Padre Cantalamessa: gli idoli hanno cambiato nome, ma sono più che mai presenti
Barbara Castelli – Città del Vaticano
“La vera impresa della vita” è “la nostra conversione”, sradicando ogni forma di idolatria. Così padre Raniero Cantalamessa, predicatore della Casa Pontificia, durante la terza predica di Quaresima, alla presenza di Papa Francesco e dei membri della Curia Romana. Il cappuccino precisa che occorre “un soprassalto di coscienza”, riconoscendo che la “battaglia contro l’idolatria non è purtroppo terminata con la fine del paganesimo storico”, ma “è sempre in atto”: “gli idoli hanno cambiato nome, ma sono più che mai presenti”.
Il “vitello d’oro” che si annida dentro di noi
Nella cappella Redemptoris Mater, padre Raniero Cantalamessa ricorda che è stato san Paolo a fare l’analisi “più lucida e più profonda” dell’idolatria. L’Apostolo mette a fuoco “la situazione dell’umanità prima di Cristo e fuori di lui”, individua, in altre parole, “da dove parte il processo della redenzione”: non “da zero, dalla natura, ma da sottozero, dal peccato”. In un mondo diviso in due categorie, “Greci e Giudei”, cioè “pagani e credenti”, san Paolo individua “il peccato fondamentale” dei primi “nell’empietà e nella ingiustizia”.
In che consiste, esattamente, tale empietà, l’Apostolo lo spiega subito, dicendo che essa consiste nel rifiuto di “glorificare” e di “ringraziare” Dio. In altre parole, nel rifiuto di riconoscere Dio come Dio, nel non tributare a lui la considerazione che gli è dovuta. Consiste, potremmo dire, nell’“ignorare” Dio, dove, però, ignorare non significa tanto “non sapere che esiste”, quanto “fare come se non esistesse”.

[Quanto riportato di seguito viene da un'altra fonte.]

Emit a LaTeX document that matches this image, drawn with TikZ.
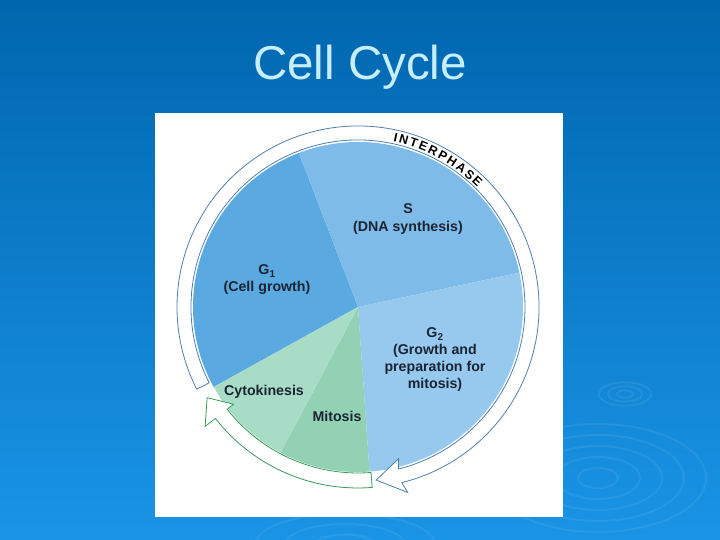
\documentclass[tikz,border=0pt]{standalone}
\usepackage{fontspec}
\setmainfont{Liberation Sans}
\usetikzlibrary{calc, decorations.text}

\definecolor{bgtop}{HTML}{0066AE}
\definecolor{bgbot}{HTML}{1A94E6}
\definecolor{titlecol}{HTML}{C6EEFF}
\definecolor{gonecol}{HTML}{5BA9E1}
\definecolor{scol}{HTML}{7FBBE9}
\definecolor{gtwocol}{HTML}{97C9EF}
\definecolor{cytocol}{HTML}{A9DCC6}
\definecolor{mitocol}{HTML}{92D1B3}
\definecolor{labelcol}{HTML}{1B2433}
\definecolor{interline}{HTML}{4F7FB0}
\definecolor{mitoline}{HTML}{3A9A5A}

\begin{document}
\begin{tikzpicture}[
    x=1pt, y=1pt,
    every node/.style={font=\bfseries\fontsize{14.2}{17}\selectfont, text=labelcol, align=center, inner sep=0pt},
    ripple/.style={draw=white, draw opacity=0.07, line width=2pt},
    interarrow/.style={fill=white, draw=interline, line width=0.8pt, line join=miter},
    mitoarrow/.style={fill=white, draw=mitoline, line width=0.8pt, line join=miter},
  ]
    \useasboundingbox (0,0) rectangle (720,540);
    \shade[top color=bgtop, bottom color=bgbot] (0,0) rectangle (720,540);

    % ripples in the background
    \foreach \r in {8,17,26}
      \draw[ripple] (625,146) ellipse[x radius=\r, y radius=0.45*\r];
    \foreach \r in {20,42,64,86,108}
      \draw[ripple] (598,62) ellipse[x radius=\r, y radius=0.5*\r];
    \foreach \r in {30,60,90}
      \draw[ripple] (345,-5) ellipse[x radius=\r, y radius=0.35*\r];

    \node[font=\fontsize{47.5}{50}\selectfont, text=titlecol] (title) at (360,473) {Cell Cycle};

    \fill[white] (155,23) rectangle (563,427);

    \coordinate (c) at (358,233);
    % pie sectors
    \fill[gonecol] (c) -- ++(111:165) arc[start angle=111, end angle=209, radius=165] -- cycle;
    \fill[scol]    (c) -- ++(12:165)  arc[start angle=12, end angle=111, radius=165] -- cycle;
    \fill[gtwocol] (c) -- ++(-86:165) arc[start angle=-86, end angle=12, radius=165] -- cycle;
    \fill[mitocol] (c) -- ++(-118:165) arc[start angle=-118, end angle=-86, radius=165] -- cycle;
    \fill[cytocol] (c) -- ++(209:165) arc[start angle=209, end angle=242, radius=165] -- cycle;

    % interphase arrow
    \filldraw[interarrow] ($(c)+(207:167)$) arc[start angle=207, end angle=-76, radius=167]
      -- ($(c)+(-75:157)$) -- ($(c)+(-84:174)$) -- ($(c)+(-75:192)$) -- ($(c)+(-76:181)$)
      arc[start angle=-76, end angle=207, radius=181] -- cycle;
    % mitosis arrow
    \filldraw[mitoarrow] ($(c)+(-85.5:166)$) arc[start angle=-85.5, end angle=-142, radius=166]
      -- ($(c)+(-142:158)$) -- ($(c)+(-149:176)$) -- ($(c)+(-142:194)$) -- ($(c)+(-142:181)$)
      arc[start angle=-142, end angle=-85.5, radius=181] -- cycle;

    \path[decorate, decoration={text along path, text align=fit to path,
        text={|\bfseries\fontsize{12.5}{12.5}\selectfont|INTERPHASE}}]
      ($(c)+(78:169)$) arc[start angle=78, end angle=45, radius=169];

    \node (s) at (408,331) {S};
    \node (ssub) at (408,312) {(DNA synthesis)};
    \node (gone) at (267,269) {G\textsubscript{1}};
    \node (gonesub) at (267,252) {(Cell growth)};
    \node (gtwo) at (435,206) {G\textsubscript{2}};
    \node (gtwosub) at (435,172) {(Growth and\\preparation for\\mitosis)};
    \node (cyto) at (264,148) {Cytokinesis};
    \node (mito) at (337,124) {Mitosis};
\end{tikzpicture}
\end{document}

L’illusione delle persone pie e religiose
L’Apostolo, spiega il predicatore della Casa Pontificia, “ha sperimentato egli stesso questo shock, quando, da fariseo, divenne cristiano, e perciò può ora parlare con tanta sicurezza e additare ai credenti la strada per uscire dal fariseismo”.
Egli smaschera la strana e frequente illusione delle persone pie e religiose di ritenersi al riparo dalla collera di Dio, solo perché hanno una chiara idea del bene e del male, conoscono la legge e, all’occasione, la sanno applicare agli altri, mentre, quanto a se stessi, essi pensano che il privilegio di stare dalla parte di Dio o, comunque, la “bontà” e la “pazienza” di Dio, che conoscono bene, faranno un’eccezione per loro.
“Dall’ascolto di questa parola di Paolo si esce o convertiti o induriti”: o si comprende pienamente la propria condizione di peccatori o il cuore si indurisce ulteriormente e “si rafforza la impenitenza”.
Le nuove forme di idolatria e la conversione
“C’è un’idolatria nascosta che insidia l’uomo religioso”, insiste il cappuccino, quando quest’ultimo adora “l’opera delle proprie mani”, mettendo “la creatura al posto del Creatore”. E la creatura “può essere la casa o la chiesa che costruisco, la famiglia che creo, il figlio che ho messo al mondo”.
Al fondo di ogni idolatria c’è l’autolatria, il culto di sé, l’amor proprio, il mettere se stesso al centro e al primo posto nell’universo, sacrificando a esso tutto il resto. Basta che impariamo ad ascoltarci mentre parliamo per scoprire come si chiama il nostro idolo, poiché, come dice Gesù, “la bocca parla di ciò che abbandona nel cuore” (Mt 12, 34). Ci accorgeremmo di quante nostre frasi cominciano con la parola “io”.
“Il risultato è sempre l’empietà, il non glorificare Dio, ma sempre e solo se stessi”. “Molti alberi di alto fusto hanno il fittone”, aggiunge padre Raniero Cantalamessa per fissare il concetto in un’immagine, “una radice madre che scende a perpendicolo sotto il fusto e rende la pianta salda e irremovibile”: “finché non si mette la scure a quella radice, si possono recidere tutte le radici laterali, ma l’albero non cade”. Dunque, se il peccato “è consistito in un ripiegamento su se stessi”, “la conversione più radicale consiste nel ‘raddrizzarci’ e ri-volgerci a Dio”.
Se mi schiero con tutto me stesso dalla parte di Dio, contro il mio “io”, divento suo alleato; siamo in due a combattere contro lo stesso nemico e la vittoria è assicurata. Il nostro io, come un pesce tirato fuori dalla sua acqua, può guizzare ancora e dimenarsi per un po’, ma è destinato a morire. Non è però un morire, ma un nascere.